Monday, February 3, 2014

A Conversation with Kevin Kelly

Introduction - by John Brockman 
A few weeks ago David Carr profiled Kevin Kelly on page 1 of the New York Times Business section. He said Kelly's pronouncements were “often both grandiose and correct.” That’s a pretty good summary of his style and his prescience. 
For the thirty years I've known him, Kelly has been making bold declarations about the world we are crafting with new technologies. He first  began to attract notice when he helped found Wired as the first executive editor. "The culture of technology, he has noted, "was the prime beat of Wired. When we started the magazine 20 years ago, we had no intentions to write about hardware—bits and bauds. We wrote about the consequences of new inventions and the meaning of new stuff in our lives. At first, few believed us, and dismissed my claim that technology would become the central driver of our culture. Now everyone sees this centrality, but some are worried this means the end of civilization. I think we are still at the beginning of the beginning," he says. "We have just started to make a technological society. The technological changes in the next 20 years will dwarf those of the last 20 years. It will almost be like nothing at all has happened yet." 

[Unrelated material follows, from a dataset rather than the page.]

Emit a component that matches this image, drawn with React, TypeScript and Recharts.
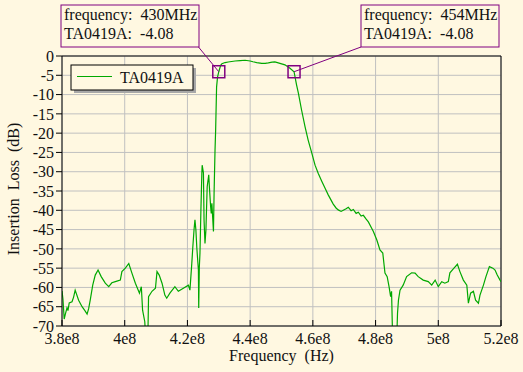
import React from "react";
import {
  LineChart,
  Line,
  XAxis,
  YAxis,
  CartesianGrid,
  ReferenceLine,
  ReferenceDot,
} from "recharts";

const SERIES_NAME = "TA0419A";

// frequency in MHz, insertion loss in dB
const freqMHz = [
  380.0, 380.3, 380.7, 381.05, 381.6, 381.9, 382.3, 383.2, 383.7, 384.2,
  385.3, 386.4, 387.3, 388.0, 388.5, 389.0, 389.8, 390.6, 391.5, 392.5,
  393.8, 394.9, 395.9, 397.0, 398.6, 399.1, 400.2, 401.3, 402.3, 403.4,
  404.7, 405.3, 405.7, 406.4, 406.6, 407.4, 407.6, 408.7, 409.8, 410.3,
  411.0, 411.9, 412.8, 413.4, 414.4, 416.0, 417.1, 418.7, 420.3, 420.8,
  421.4, 421.7, 422.1, 422.4, 422.7, 423.0, 423.5, 423.6, 423.8, 424.0,
  424.3, 424.6, 424.7, 425.1, 425.3, 425.6, 425.9, 426.3, 426.8, 427.0,
  427.4, 427.6, 427.8, 428.3, 428.5, 428.8, 429.0, 429.3, 429.6, 430.0,
  430.6, 431.0, 432.0, 433.0, 435.2, 436.8, 438.4, 440.0, 440.9, 442.1,
  443.7, 444.8, 445.8, 447.0, 447.9, 449.5, 451.1, 452.7, 454.0, 454.8,
  455.4, 456.4, 457.5, 458.5, 459.6, 460.7, 461.7, 462.8, 463.9, 464.9,
  466.5, 467.4, 468.1, 469.0, 469.7, 470.6, 471.3, 472.2, 472.9, 473.8,
  474.5, 475.4, 476.1, 477.0, 477.7, 478.8, 479.3, 480.4, 481.4, 482.3,
  483.0, 483.7, 484.3, 484.8, 485.1, 485.4, 486.8, 487.0, 487.3, 487.8,
  488.8, 489.9, 491.5, 492.6, 493.6, 495.2, 496.8, 497.9, 499.0, 500.0,
  501.1, 502.1, 503.2, 503.7, 505.0, 506.1, 506.9, 508.0, 509.1, 509.6,
  510.3, 511.2, 511.9, 512.8, 513.3, 514.4, 515.2, 516.3, 517.4, 518.1,
  518.8, 519.7, 520.0,
];

const lossDb = [
  -60.9, -63.0, -68.2, -67.0, -65.3, -66.0, -64.0, -63.7, -62.5, -60.7,
  -63.3, -65.0, -66.0, -66.9, -65.5, -63.3, -59.4, -56.8, -55.5, -57.2,
  -58.9, -59.8, -58.8, -58.5, -58.1, -55.9, -55.0, -53.8, -56.3, -58.9,
  -61.5, -59.8, -65.9, -68.9, -72.0, -72.0, -62.4, -61.0, -60.2, -55.9,
  -56.8, -58.9, -62.0, -62.8, -61.5, -59.8, -61.0, -60.2, -59.4, -60.7,
  -53.7, -49.8, -45.1, -42.5, -45.1, -49.8, -55.5, -65.3, -54.6, -51.1,
  -39.9, -30.4, -28.3, -30.3, -42.5, -48.6, -45.1, -33.9, -30.8, -33.9,
  -39.1, -40.8, -38.2, -45.5, -35.6, -24.4, -19.2, -8.0, -5.5, -4.08,
  -2.4, -2.0, -1.7, -1.55, -1.3, -1.2, -1.1, -1.3, -1.5, -1.7,
  -1.9, -1.9, -1.8, -1.6, -1.55, -1.9, -2.3, -3.2, -4.08, -7.5,
  -9.7, -14.0, -18.3, -21.8, -25.0, -28.3, -30.4, -32.4, -34.3, -36.0,
  -38.4, -39.4, -39.9, -40.3, -40.0, -39.6, -39.2, -40.1, -39.8, -40.8,
  -40.5, -41.5, -41.3, -42.3, -43.0, -44.7, -45.5, -47.7, -50.3, -51.1,
  -56.3, -57.2, -59.8, -62.4, -61.0, -72.0, -72.0, -66.7, -63.3, -60.7,
  -59.4, -57.2, -56.2, -56.3, -57.2, -58.1, -58.5, -59.4, -58.1, -59.8,
  -58.5, -58.9, -58.5, -56.2, -55.0, -54.0, -55.9, -58.1, -59.4, -64.1,
  -61.5, -61.0, -63.3, -64.1, -62.0, -59.4, -57.2, -54.6, -55.0, -55.5,
  -56.8, -58.1, -58.5,
];

const xTicks = [380, 400, 420, 440, 460, 480, 500, 520];
const xTickLabels = ["3.8e8", "4e8", "4.2e8", "4.4e8", "4.6e8", "4.8e8", "5e8", "5.2e8"];
const yTicks = [0, -5, -10, -15, -20, -25, -30, -35, -40, -45, -50, -55, -60, -65, -70];

const markerFreqs = [430, 454];
const markerValues = [-4.08, -4.08];

const data = freqMHz.map((f, i) => ({ f, loss: lossDb[i] }));

const FONT = "'Liberation Serif', 'Times New Roman', serif";
const BG = "#fff8e1";
const PURPLE = "#800080";
const GREEN = "#00a800";

const boxes = [
  { x: 61, y: 5, w: 138, h: 42, cornerX: 198.5 },
  { x: 361, y: 5, w: 138, h: 42, cornerX: 361 },
];

const XTick = (props: any) => {
  const { x, y, index } = props;
  return (
    <g>
      <line x1={x} x2={x} y1={y} y2={y - 6} stroke="#000" />
      <text x={x} y={y + 18} textAnchor="middle" fontSize={16} fontFamily={FONT} fill="#111">
        {xTickLabels[index]}
      </text>
    </g>
  );
};

const makeMarker = (i: number) => (props: any) => {
  const { cx, cy } = props;
  const b = boxes[i];
  return (
    <g>
      <line x1={b.cornerX} y1={b.y + b.h} x2={cx} y2={cy} stroke={PURPLE} />
      <rect x={cx - 6} y={cy - 6} width={12} height={12} fill="none" stroke={PURPLE} strokeWidth={1.5} />
      <rect x={b.x} y={b.y} width={b.w} height={b.h} fill={BG} stroke={PURPLE} />
      <text x={b.x + 3} y={b.y + 15} fontSize={16} fontFamily={FONT} fill="#111" style={{ whiteSpace: "pre" }}>
        {`frequency:  ${markerFreqs[i]}MHz`}
      </text>
      <text x={b.x + 3} y={b.y + 34} fontSize={16} fontFamily={FONT} fill="#111" style={{ whiteSpace: "pre" }}>
        {`${SERIES_NAME}:  ${markerValues[i].toFixed(2)}`}
      </text>
    </g>
  );
};

const LegendBox = () => (
  <g>
    <rect x={74} y={68} width={122} height={25} fill="#a8a8a8" />
    <rect x={71} y={65} width={122} height={25} fill={BG} stroke="#000" />
    <line x1={77} x2={112} y1={76.5} y2={76.5} stroke={GREEN} strokeWidth={1.2} />
    <text x={120} y={83} fontSize={16} fontFamily={FONT} fill="#111">
      {SERIES_NAME}
    </text>
  </g>
);

export default function App() {
  return (
    <div style={{ position: "absolute", left: 0, top: 0, width: 523, height: 372, background: BG }}>
      <LineChart
        width={523}
        height={372}
        data={data}
        margin={{ top: 56, right: 22, left: 0, bottom: 0 }}
      >
        <CartesianGrid stroke="#c0c0c0" />
        <XAxis
          dataKey="f"
          type="number"
          domain={[380, 520]}
          ticks={xTicks}
          height={46}
          tickSize={0}
          tickMargin={0}
          tick={<XTick />}
          axisLine={{ stroke: "#000" }}
          tickLine={false}
          allowDataOverflow
        />
        <YAxis
          type="number"
          domain={[-70, 0]}
          ticks={yTicks}
          width={62}
          tickSize={6}
          tickMargin={2}
          interval={0}
          tick={{ fontSize: 16, fontFamily: FONT, fill: "#111" }}
          axisLine={{ stroke: "#000" }}
          tickLine={{ stroke: "#000" }}
          allowDataOverflow
        />
        <ReferenceLine y={0} stroke="#000" />
        <ReferenceLine x={520} stroke="#000" />
        <Line
          type="linear"
          dataKey="loss"
          name={SERIES_NAME}
          stroke={GREEN}
          strokeWidth={1.2}
          dot={false}
          isAnimationActive={false}
        />
        {markerFreqs.map((f, i) => (
          <ReferenceDot key={f} x={f} y={markerValues[i]} r={6} shape={makeMarker(i)} ifOverflow="visible" />
        ))}
        <LegendBox />
        <text x={281.5} y={361} textAnchor="middle" fontSize={16} fontFamily={FONT} fill="#111" style={{ whiteSpace: "pre" }}>
          Frequency  (Hz)
        </text>
        <text
          x={19}
          y={189}
          transform="rotate(-90 19 189)"
          textAnchor="middle"
          fontSize={16}
          fontFamily={FONT}
          fill="#111"
          style={{ whiteSpace: "pre" }}
        >
          Insertion  Loss  (dB)
        </text>
      </LineChart>
    </div>
  );
}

Deliberate practice and study 
Here's something else that's interesting. Everybody who's watching me right now, you and I, we all spend four, maybe more, five years with deliberate study and training to learn how to read and write, and that process of learning how to read and write actually has rewired our brains. We know that from plenty of studies of literate and illiterate people from the same culture—that reading and writing changes how your brain works. That only came about because of four or five years of deliberate practice and study, and we shouldn't expect necessarily that the real mastery of this new media is something we can deduce by hanging around. 
You can't learn calculus just hanging around people who know calculus, you actually have to study it. It may be that for us to really master the issues of attention management, critical thinking, learning how technological devices work and how they bite back, all this techno-literacy may be something that we have to spend several years being trained to do. Maybe you can't just learn it by hanging around people who do it or else just hanging around trying to learn it by osmosis. It may require training and teaching, a techno-literacy, and learning how to manage your attention and distractions is something that is probably going to require training.